When a party like the one in office has 98 of its 155 members coming from Ontario, it knows which side its bread is buttered on.
This is a recurring story itself, with the result that, since Confederation, the regions have been ignored, except during election campaigns, when politicians come and promise the world to everyone. But once they are elected, they make cuts affecting the regions and they centralize everything around the national capital, Ottawa, instead of trying to give the regions a fair share of the economic spinoffs resulting from government activity.
There are, of course, some exceptions. Unfortunately, these exceptions are all found in the 20 investigations currently being conducted by the RCMP on all kinds of misappropriation.
Is the hon. member of the NDP aware that Atomic Energy of Canada is preparing to outsource the building of its Candu reactors to someplace in Asia, Vietnam or a neighbouring country? I learned this last week when doing research on various government agencies, at which time I discovered that it has been five years since Atomic Energy Canada submitted its five year plan to parliament for approval, as it supposed to.
This has been going on for five years, under the supposed pretext that there is restructuring going on. As well, there are preparations under way for signing agreements with Vietnam and Cambodia, I believe, for production of Candu reactors over there. This is totally against the very principle of the motion by the hon. member from Nova Scotia and the totally gratuitous statements made by the Ontario member who spoke before me.
A total of $12 billion of Canadians' hard-earned dollars has been invested in Atomic Energy Canada at a time when there was no hope of any clear benefit from the production of Candu reactors. Time has passed and the interest has built up. If Atomic Energy of Canada were to pay back capital and interest to the Government of Canada, the total would be impressive, so much so that the figures might seem unrealistic. The interest that would normally have been paid back to the government was therefore written off.
This is a little like the government telling Canada Post “I transferred assets to you when I created Canada Post, so now I am entitled to dividends. I want to be reimbursed”. This is why André Ouellet, the President of Canada Post, pays the government dividends every year. Last year, he handed over $200 million in dividends to the government and he will likely hand over the same amount, maybe a bit more, this year, because Canada Post Corporation is doing quite well.
Why does the government require Canada Post Corporation to hand over dividends, but not Atomic Energy of Canada? For the simple reason that taxpayers are the ones who are going to be paying dividends to the federal government through Canada Post Corporation. They are easy to overtax and shove around because they do not answer back or, if they do, it is just part of the general background buzz, and no one pays any real attention.
But when Atomic Energy of Canada gets ready to contract out the building of its Candu reactors, there might be a slight possibility of some small benefits, rather than the already considerable capital losses and interest loads associated with this kind of project. But no, the government is going to contract this out to another country.
That is how this government treats Canadians who, election after election, want to see the government's actions produce some economic benefit. Generally, the parties that take office hold out the promise of tremendous post-election economic growth in the form of job creation.

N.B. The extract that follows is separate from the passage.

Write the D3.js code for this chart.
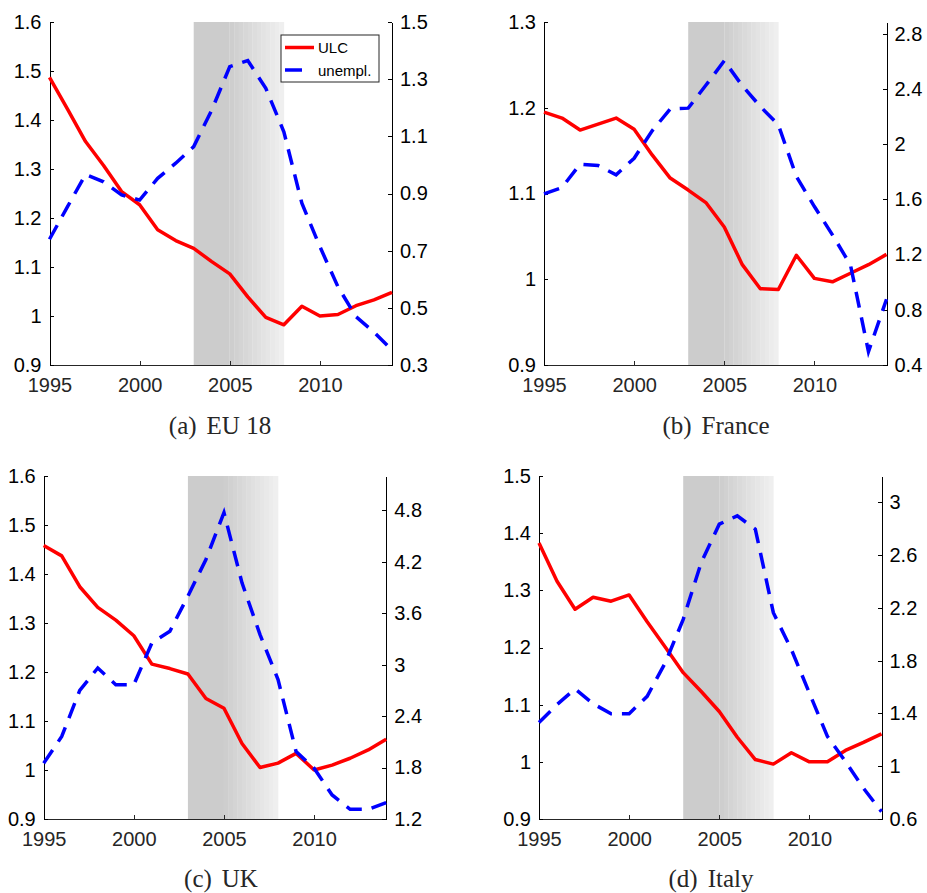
<!DOCTYPE html>
<meta charset="utf-8">
<html>
<head>
  <style>
    body { margin: 0; background: #fff; }
    .axis text { font-family: "Liberation Sans", Arial, sans-serif; font-size: 20px; }
    .axis path, .axis line { fill: none; shape-rendering: crispEdges; }
    .caption { font-family: "Liberation Serif", "DejaVu Serif", serif; font-size: 25px; fill: #262626; }
    .legend text { font-family: "Liberation Sans", Arial, sans-serif; font-size: 15px; fill: #000; }
  </style>
</head>
<body>
  <script src="https://d3js.org/d3.v7.min.js"></script>
  <script>
    // years on the x axis
    var years = d3.range(1995, 2015);
    var xTicks = [1995, 2000, 2005, 2010];

    // EU 18
    var ulcEU = [1.487, 1.422, 1.356, 1.307, 1.254, 1.227, 1.176, 1.154, 1.138, 1.111,
                 1.086, 1.039, 0.997, 0.982, 1.020, 1.000, 1.003, 1.021, 1.033, 1.048];
    var unEU  = [0.740, 0.854, 0.967, 0.941, 0.895, 0.877, 0.953, 1.006, 1.064, 1.192,
                 1.344, 1.365, 1.268, 1.116, 0.866, 0.714, 0.574, 0.469, 0.415, 0.352];

    // France
    var ulcFR = [1.195, 1.188, 1.174, 1.181, 1.188, 1.175, 1.145, 1.118, 1.104, 1.089,
                 1.061, 1.017, 0.989, 0.988, 1.028, 1.001, 0.997, 1.007, 1.017, 1.029];
    var unFR  = [1.640, 1.686, 1.855, 1.845, 1.778, 1.898, 2.097, 2.254, 2.261, 2.430,
                 2.604, 2.423, 2.273, 2.140, 1.766, 1.548, 1.343, 1.125, 0.497, 0.876];

    // UK
    var ulcUK = [1.458, 1.437, 1.374, 1.332, 1.306, 1.274, 1.216, 1.207, 1.196, 1.146,
                 1.126, 1.054, 1.005, 1.014, 1.034, 1.000, 1.010, 1.024, 1.041, 1.063];
    var unUK  = [1.851, 2.162, 2.700, 2.961, 2.766, 2.766, 3.253, 3.390, 3.799, 4.227,
                 4.773, 3.954, 3.351, 2.825, 1.987, 1.792, 1.480, 1.313, 1.313, 1.391];

    // Italy
    var ulcIT = [1.383, 1.316, 1.267, 1.288, 1.281, 1.292, 1.245, 1.201, 1.156, 1.123,
                 1.088, 1.043, 1.004, 0.996, 1.016, 1.000, 1.000, 1.020, 1.034, 1.049];
    var unIT  = [1.332, 1.467, 1.586, 1.474, 1.398, 1.398, 1.530, 1.783, 2.113, 2.544,
                 2.835, 2.898, 2.797, 2.164, 1.885, 1.555, 1.226, 1.036, 0.833, 0.656];

    // tick labels
    var leftTicksA = ["0.9", "1", "1.1", "1.2", "1.3", "1.4", "1.5", "1.6"];
    var rightTicksA = ["0.3", "0.5", "0.7", "0.9", "1.1", "1.3", "1.5"];
    var leftTicksB = ["0.9", "1", "1.1", "1.2", "1.3"];
    var rightTicksB = ["0.4", "0.8", "1.2", "1.6", "2", "2.4", "2.8"];
    var leftTicksC = ["0.9", "1", "1.1", "1.2", "1.3", "1.4", "1.5", "1.6"];
    var rightTicksC = ["1.2", "1.8", "2.4", "3", "3.6", "4.2", "4.8"];
    var leftTicksD = ["0.9", "1", "1.1", "1.2", "1.3", "1.4", "1.5"];
    var rightTicksD = ["0.6", "1", "1.4", "1.8", "2.2", "2.6", "3"];

    var shadeStart = 2003, fadeStart = 2005, shadeEnd = 2008;

    var panels = [
      { cap: "(a)", name: "EU 18", ulc: ulcEU, un: unEU, left: [0.9, 1.6], right: [0.3, 1.5],
        lt: leftTicksA, rt: rightTicksA, x0: 49.5, y0: 22, capX: 220, capY: 434, legend: true },
      { cap: "(b)", name: "France", ulc: ulcFR, un: unFR, left: [0.9, 1.3], right: [0.4, 2.885],
        lt: leftTicksB, rt: rightTicksB, x0: 544, y0: 22, capX: 716, capY: 434 },
      { cap: "(c)", name: "UK", ulc: ulcUK, un: unUK, left: [0.9, 1.6], right: [1.2, 5.2],
        lt: leftTicksC, rt: rightTicksC, x0: 43.7, y0: 476, capX: 221, capY: 887 },
      { cap: "(d)", name: "Italy", ulc: ulcIT, un: unIT, left: [0.9, 1.5], right: [0.6, 3.2],
        lt: leftTicksD, rt: rightTicksD, x0: 539, y0: 476, capX: 711, capY: 887 }
    ];

    var width = 342.5, height = 343;

    var svg = d3.select("body").append("svg")
      .attr("width", 927)
      .attr("height", 893);

    panels.forEach(function (p) {
      var g = svg.append("g")
        .attr("transform", "translate(" + p.x0 + "," + p.y0 + ")");

      var x = d3.scaleLinear().domain([1995, 2014]).range([0, width]);
      var yL = d3.scaleLinear().domain(p.left).range([height, 0]);
      var yR = d3.scaleLinear().domain(p.right).range([height, 0]);

      // grey band, solid then fading out
      g.append("rect")
        .attr("x", x(shadeStart))
        .attr("y", 0)
        .attr("width", x(fadeStart) - x(shadeStart))
        .attr("height", height)
        .attr("fill", "#cccccc");

      var steps = d3.range(fadeStart, shadeEnd, 0.25);
      g.selectAll(".fade")
        .data(steps)
        .enter().append("rect")
        .attr("class", "fade")
        .attr("x", function (d) { return x(d); })
        .attr("y", 0)
        .attr("width", x(0.25) - x(0) + 0.3)
        .attr("height", height)
        .attr("fill", function (d, i) {
          var v = Math.round(206 + i * 3);
          return d3.rgb(v, v, v);
        });

      // axes
      g.append("g")
        .attr("class", "axis")
        .attr("color", "#262626")
        .attr("transform", "translate(0," + height + ")")
        .call(d3.axisBottom(x).tickValues(xTicks).tickFormat(d3.format("d"))
          .tickSize(-4).tickSizeOuter(0).tickPadding(13));

      g.append("g")
        .attr("class", "axis")
        .attr("color", "#000")
        .call(d3.axisLeft(yL).tickValues(p.lt.map(Number)).tickFormat(function (d, i) { return p.lt[i]; })
          .tickSize(-4).tickSizeOuter(0).tickPadding(8));

      g.append("g")
        .attr("class", "axis")
        .attr("color", "#000")
        .attr("transform", "translate(" + width + ",0)")
        .call(d3.axisRight(yR).tickValues(p.rt.map(Number)).tickFormat(function (d, i) { return p.rt[i]; })
          .tickSize(-4).tickSizeOuter(0).tickPadding(8));

      // series
      var lineL = d3.line()
        .x(function (d, i) { return x(years[i]); })
        .y(function (d) { return yL(d); });
      var lineR = d3.line()
        .x(function (d, i) { return x(years[i]); })
        .y(function (d) { return yR(d); });

      g.append("path")
        .datum(p.ulc)
        .attr("d", lineL)
        .attr("fill", "none")
        .attr("stroke", "#ff0000")
        .attr("stroke-width", 3.5)
        .attr("stroke-linejoin", "round");

      g.append("path")
        .datum(p.un)
        .attr("d", lineR)
        .attr("fill", "none")
        .attr("stroke", "#0000ff")
        .attr("stroke-width", 3.5)
        .attr("stroke-dasharray", "16,10");

      // caption under each panel
      var cap = svg.append("text")
        .attr("class", "caption")
        .attr("x", p.capX)
        .attr("y", p.capY)
        .attr("text-anchor", "middle");
      cap.append("tspan").text(p.cap);
      cap.append("tspan").attr("dx", 10).text(p.name);

      if (p.legend) {
        var lg = g.append("g").attr("class", "legend")
          .attr("transform", "translate(" + (281 - p.x0) + "," + (35 - p.y0) + ")");
        lg.append("rect")
          .attr("width", 98).attr("height", 47)
          .attr("fill", "#fff")
          .attr("stroke", "#262626")
          .attr("stroke-width", 1);
        lg.append("line")
          .attr("x1", 4).attr("x2", 33).attr("y1", 12.5).attr("y2", 12.5)
          .attr("stroke", "#ff0000").attr("stroke-width", 3.5);
        lg.append("line")
          .attr("x1", 4).attr("x2", 21).attr("y1", 35).attr("y2", 35)
          .attr("stroke", "#0000ff").attr("stroke-width", 3.5);
        lg.append("text").attr("x", 37).attr("y", 18).text("ULC");
        lg.append("text").attr("x", 37).attr("y", 40.5).text("unempl.");
      }
    });
  </script>
</body>
</html>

In my riding, for instance, Marieville is located in one zone, because Canada has been carved up into zones for the purposes of the transitional jobs fund.
If you have less than 12% unemployment, no business in your riding or your region is eligible for the transitional jobs fund. Marieville, a pretty town in my riding, is a major centre. The region is almost 100% agricultural. The people not working in the farming community come into the major centre. The town of Marieville itself has perhaps 22% or 24% unemployment. However, neighbouring villages have almost full employment. There are family farms and small family businesses linked to the field of agriculture.
Marieville is being penalized, because it is in an area with less than 12% unemployment. If we isolated Marieville, it would be a pocket of unemployment in the opinion of the Minister of Human Resources Development and the Prime Minister. He considers these pockets when they are in his bailiwick, which is Saint-Maurice. He considers them such all the more since the RCMP is considering them as well, because it went rooting around there.
Why do these famous pockets not count elsewhere? Perhaps because the elsewhere did not elect someone in the party in power. What bothers me and what the member for Nova Scotia is right in saying is that this business is unfair.
Apart from those around Ottawa, in Ottawa itself, or in Ontario in the case of many, Canadians do not feel they are getting fair benefit from the government's economic activities. The government generates activity, for example for document printing or for jobs for public officials.
Although not necessarily for the same reasons as the Canadian Alliance, the Bloc Quebecois, for its own reasons and after considering all that I have said, feels it has to make the government see things as they are. It has to say to the government “You do not do what you should be doing unless you get a push from behind”. It takes motions such as the one by the member for Sydney—Victoria to say to the government “If you are unfair, rotten to the core, do not give people that impression. Try to at least appear to be fair”. That is what we want.